** START GIVEN MATERIAL **
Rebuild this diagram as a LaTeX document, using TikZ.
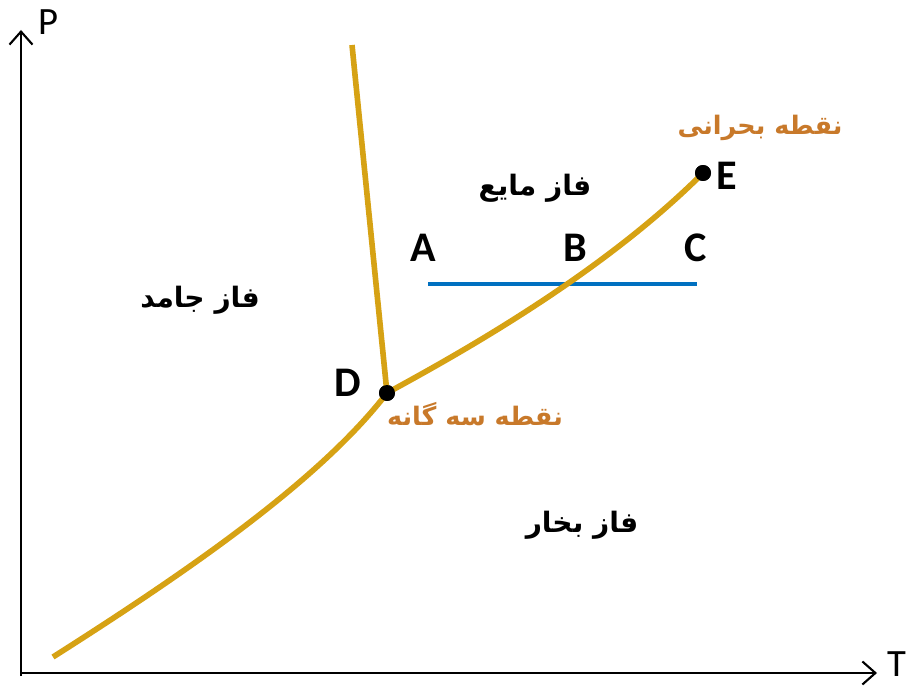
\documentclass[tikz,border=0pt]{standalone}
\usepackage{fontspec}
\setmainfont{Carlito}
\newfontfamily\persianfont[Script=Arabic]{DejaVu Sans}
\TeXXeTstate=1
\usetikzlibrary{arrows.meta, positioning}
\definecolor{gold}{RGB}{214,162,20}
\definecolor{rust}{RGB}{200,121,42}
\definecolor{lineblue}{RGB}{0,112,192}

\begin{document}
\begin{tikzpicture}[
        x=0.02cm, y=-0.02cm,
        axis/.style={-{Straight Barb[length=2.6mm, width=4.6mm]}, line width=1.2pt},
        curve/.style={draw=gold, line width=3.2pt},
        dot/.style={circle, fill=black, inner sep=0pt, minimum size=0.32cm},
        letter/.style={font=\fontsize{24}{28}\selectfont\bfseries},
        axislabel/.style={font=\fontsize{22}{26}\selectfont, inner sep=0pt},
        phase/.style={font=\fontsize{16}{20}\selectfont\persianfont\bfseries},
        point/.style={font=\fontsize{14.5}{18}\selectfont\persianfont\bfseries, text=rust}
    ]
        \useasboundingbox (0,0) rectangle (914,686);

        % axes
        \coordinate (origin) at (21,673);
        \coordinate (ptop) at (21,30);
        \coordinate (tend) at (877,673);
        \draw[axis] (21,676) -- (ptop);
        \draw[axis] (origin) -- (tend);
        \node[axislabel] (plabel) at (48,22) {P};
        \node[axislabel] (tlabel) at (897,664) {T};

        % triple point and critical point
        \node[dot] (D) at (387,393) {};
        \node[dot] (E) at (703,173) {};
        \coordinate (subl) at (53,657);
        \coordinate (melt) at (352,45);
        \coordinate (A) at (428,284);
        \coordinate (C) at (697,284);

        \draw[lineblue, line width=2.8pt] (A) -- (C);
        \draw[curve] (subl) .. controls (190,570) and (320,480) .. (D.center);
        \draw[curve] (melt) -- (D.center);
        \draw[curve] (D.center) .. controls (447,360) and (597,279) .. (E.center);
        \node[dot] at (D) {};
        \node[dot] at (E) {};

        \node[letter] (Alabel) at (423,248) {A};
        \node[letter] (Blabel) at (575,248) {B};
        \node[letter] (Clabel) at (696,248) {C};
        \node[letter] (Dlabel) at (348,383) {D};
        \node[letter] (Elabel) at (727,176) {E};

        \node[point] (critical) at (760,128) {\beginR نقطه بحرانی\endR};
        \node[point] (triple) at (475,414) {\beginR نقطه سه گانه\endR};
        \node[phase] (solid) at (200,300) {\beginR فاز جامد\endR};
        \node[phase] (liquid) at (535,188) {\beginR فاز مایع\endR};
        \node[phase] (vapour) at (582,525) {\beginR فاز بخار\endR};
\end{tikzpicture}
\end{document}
** END GIVEN MATERIAL **
WHAT IS REQUIRED: Pictures are excluded: retype only the lines from the beginning of the listing above through the line with "(tlabel) at (897,664)", both included.

IN RESPONSE:
Rebuild this diagram as a LaTeX document, using TikZ.
\documentclass[tikz,border=0pt]{standalone}
\usepackage{fontspec}
\setmainfont{Carlito}
\newfontfamily\persianfont[Script=Arabic]{DejaVu Sans}
\TeXXeTstate=1
\usetikzlibrary{arrows.meta, positioning}
\definecolor{gold}{RGB}{214,162,20}
\definecolor{rust}{RGB}{200,121,42}
\definecolor{lineblue}{RGB}{0,112,192}

\begin{document}
\begin{tikzpicture}[
        x=0.02cm, y=-0.02cm,
        axis/.style={-{Straight Barb[length=2.6mm, width=4.6mm]}, line width=1.2pt},
        curve/.style={draw=gold, line width=3.2pt},
        dot/.style={circle, fill=black, inner sep=0pt, minimum size=0.32cm},
        letter/.style={font=\fontsize{24}{28}\selectfont\bfseries},
        axislabel/.style={font=\fontsize{22}{26}\selectfont, inner sep=0pt},
        phase/.style={font=\fontsize{16}{20}\selectfont\persianfont\bfseries},
        point/.style={font=\fontsize{14.5}{18}\selectfont\persianfont\bfseries, text=rust}
    ]
        \useasboundingbox (0,0) rectangle (914,686);

        % axes
        \coordinate (origin) at (21,673);
        \coordinate (ptop) at (21,30);
        \coordinate (tend) at (877,673);
        \draw[axis] (21,676) -- (ptop);
        \draw[axis] (origin) -- (tend);
        \node[axislabel] (plabel) at (48,22) {P};
        \node[axislabel] (tlabel) at (897,664) {T};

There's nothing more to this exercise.